_Dataset section_
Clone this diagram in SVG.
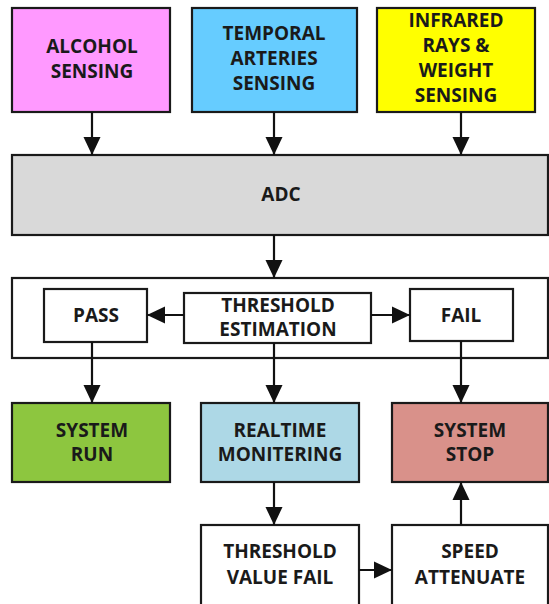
<svg xmlns="http://www.w3.org/2000/svg" width="549" height="604" viewBox="0 0 549 604">
<defs>
<marker id="ah" markerUnits="userSpaceOnUse" markerWidth="18" markerHeight="18" viewBox="0 0 19 18" refX="19" refY="9" orient="auto">
<path d="M0,0 L19,9 L0,18 Z" fill="#111"/>
</marker>
</defs>
<style>
rect{stroke:#1a1a1a;stroke-width:2.2}
text{font-family:"Open Sans","Noto Sans","DejaVu Sans",sans-serif;font-weight:bold;font-size:19px;fill:#1a1a1a;text-anchor:middle}
.c line{stroke:#111;stroke-width:2.2;marker-end:url(#ah)}
</style>
<rect x="0" y="0" width="549" height="604" fill="#fff" style="stroke:none"/>
<g id="alcohol"><rect x="12" y="8" width="158" height="104" fill="#FF99FF"/><text x="92" y="53">ALCOHOL</text><text x="92" y="78">SENSING</text></g>
<g id="temporal"><rect x="192" y="8" width="165" height="104" fill="#66CCFF"/><text x="274" y="40">TEMPORAL</text><text x="274" y="65">ARTERIES</text><text x="274" y="90">SENSING</text></g>
<g id="infrared"><rect x="377" y="8" width="158" height="104" fill="#FFFF00"/><text x="456" y="27">INFRARED</text><text x="456" y="52">RAYS &amp;</text><text x="456" y="77">WEIGHT</text><text x="456" y="102">SENSING</text></g>
<g id="adc"><rect x="12" y="155" width="536" height="80" fill="#D9D9D9"/><text x="281" y="201">ADC</text></g>
<g id="threshold-group"><rect x="12" y="278" width="536" height="80" fill="#fff"/></g>
<g id="pass"><rect x="44" y="289" width="103" height="53" fill="#fff"/><text x="96" y="322">PASS</text></g>
<g id="estimation"><rect x="184" y="293" width="187" height="50" fill="#fff"/><text x="278" y="312">THRESHOLD</text><text x="278" y="336">ESTIMATION</text></g>
<g id="fail"><rect x="410" y="289" width="103" height="52" fill="#fff"/><text x="461" y="322">FAIL</text></g>
<g id="run"><rect x="12" y="403" width="158" height="79" fill="#8DC63F"/><text x="92" y="437">SYSTEM</text><text x="92" y="461">RUN</text></g>
<g id="realtime"><rect x="201" y="403" width="158" height="79" fill="#ADD8E6"/><text x="280" y="437">REALTIME</text><text x="280" y="461">MONITERING</text></g>
<g id="stop"><rect x="392" y="403" width="156" height="79" fill="#D9918A"/><text x="470" y="437">SYSTEM</text><text x="470" y="461">STOP</text></g>
<g id="tvfail"><rect x="201" y="525" width="158" height="82" fill="#fff"/><text x="280" y="558">THRESHOLD</text><text x="280" y="584">VALUE FAIL</text></g>
<g id="speed"><rect x="392" y="525" width="156" height="82" fill="#fff"/><text x="470" y="558">SPEED</text><text x="470" y="584">ATTENUATE</text></g>
<g class="c" id="connectors">
<line x1="92" y1="112" x2="92" y2="155"/>
<line x1="274" y1="112" x2="274" y2="155"/>
<line x1="461" y1="112" x2="461" y2="155"/>
<line x1="274" y1="235" x2="274" y2="278"/>
<line x1="184" y1="315" x2="147" y2="315"/>
<line x1="371" y1="315" x2="410" y2="315"/>
<line x1="92" y1="342" x2="92" y2="403"/>
<line x1="274" y1="343" x2="274" y2="403"/>
<line x1="461" y1="341" x2="461" y2="403"/>
<line x1="274" y1="482" x2="274" y2="525"/>
<line x1="359" y1="570" x2="392" y2="570"/>
<line x1="461" y1="525" x2="461" y2="482"/>
</g>
</svg>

_Stated exercise_
Repeat the full listing above exactly, with no pictures in the copy.

_Problem solution_
Clone this diagram in SVG.
<svg xmlns="http://www.w3.org/2000/svg" width="549" height="604" viewBox="0 0 549 604">
<defs>
<marker id="ah" markerUnits="userSpaceOnUse" markerWidth="18" markerHeight="18" viewBox="0 0 19 18" refX="19" refY="9" orient="auto">
<path d="M0,0 L19,9 L0,18 Z" fill="#111"/>
</marker>
</defs>
<style>
rect{stroke:#1a1a1a;stroke-width:2.2}
text{font-family:"Open Sans","Noto Sans","DejaVu Sans",sans-serif;font-weight:bold;font-size:19px;fill:#1a1a1a;text-anchor:middle}
.c line{stroke:#111;stroke-width:2.2;marker-end:url(#ah)}
</style>
<rect x="0" y="0" width="549" height="604" fill="#fff" style="stroke:none"/>
<g id="alcohol"><rect x="12" y="8" width="158" height="104" fill="#FF99FF"/><text x="92" y="53">ALCOHOL</text><text x="92" y="78">SENSING</text></g>
<g id="temporal"><rect x="192" y="8" width="165" height="104" fill="#66CCFF"/><text x="274" y="40">TEMPORAL</text><text x="274" y="65">ARTERIES</text><text x="274" y="90">SENSING</text></g>
<g id="infrared"><rect x="377" y="8" width="158" height="104" fill="#FFFF00"/><text x="456" y="27">INFRARED</text><text x="456" y="52">RAYS &amp;</text><text x="456" y="77">WEIGHT</text><text x="456" y="102">SENSING</text></g>
<g id="adc"><rect x="12" y="155" width="536" height="80" fill="#D9D9D9"/><text x="281" y="201">ADC</text></g>
<g id="threshold-group"><rect x="12" y="278" width="536" height="80" fill="#fff"/></g>
<g id="pass"><rect x="44" y="289" width="103" height="53" fill="#fff"/><text x="96" y="322">PASS</text></g>
<g id="estimation"><rect x="184" y="293" width="187" height="50" fill="#fff"/><text x="278" y="312">THRESHOLD</text><text x="278" y="336">ESTIMATION</text></g>
<g id="fail"><rect x="410" y="289" width="103" height="52" fill="#fff"/><text x="461" y="322">FAIL</text></g>
<g id="run"><rect x="12" y="403" width="158" height="79" fill="#8DC63F"/><text x="92" y="437">SYSTEM</text><text x="92" y="461">RUN</text></g>
<g id="realtime"><rect x="201" y="403" width="158" height="79" fill="#ADD8E6"/><text x="280" y="437">REALTIME</text><text x="280" y="461">MONITERING</text></g>
<g id="stop"><rect x="392" y="403" width="156" height="79" fill="#D9918A"/><text x="470" y="437">SYSTEM</text><text x="470" y="461">STOP</text></g>
<g id="tvfail"><rect x="201" y="525" width="158" height="82" fill="#fff"/><text x="280" y="558">THRESHOLD</text><text x="280" y="584">VALUE FAIL</text></g>
<g id="speed"><rect x="392" y="525" width="156" height="82" fill="#fff"/><text x="470" y="558">SPEED</text><text x="470" y="584">ATTENUATE</text></g>
<g class="c" id="connectors">
<line x1="92" y1="112" x2="92" y2="155"/>
<line x1="274" y1="112" x2="274" y2="155"/>
<line x1="461" y1="112" x2="461" y2="155"/>
<line x1="274" y1="235" x2="274" y2="278"/>
<line x1="184" y1="315" x2="147" y2="315"/>
<line x1="371" y1="315" x2="410" y2="315"/>
<line x1="92" y1="342" x2="92" y2="403"/>
<line x1="274" y1="343" x2="274" y2="403"/>
<line x1="461" y1="341" x2="461" y2="403"/>
<line x1="274" y1="482" x2="274" y2="525"/>
<line x1="359" y1="570" x2="392" y2="570"/>
<line x1="461" y1="525" x2="461" y2="482"/>
</g>
</svg>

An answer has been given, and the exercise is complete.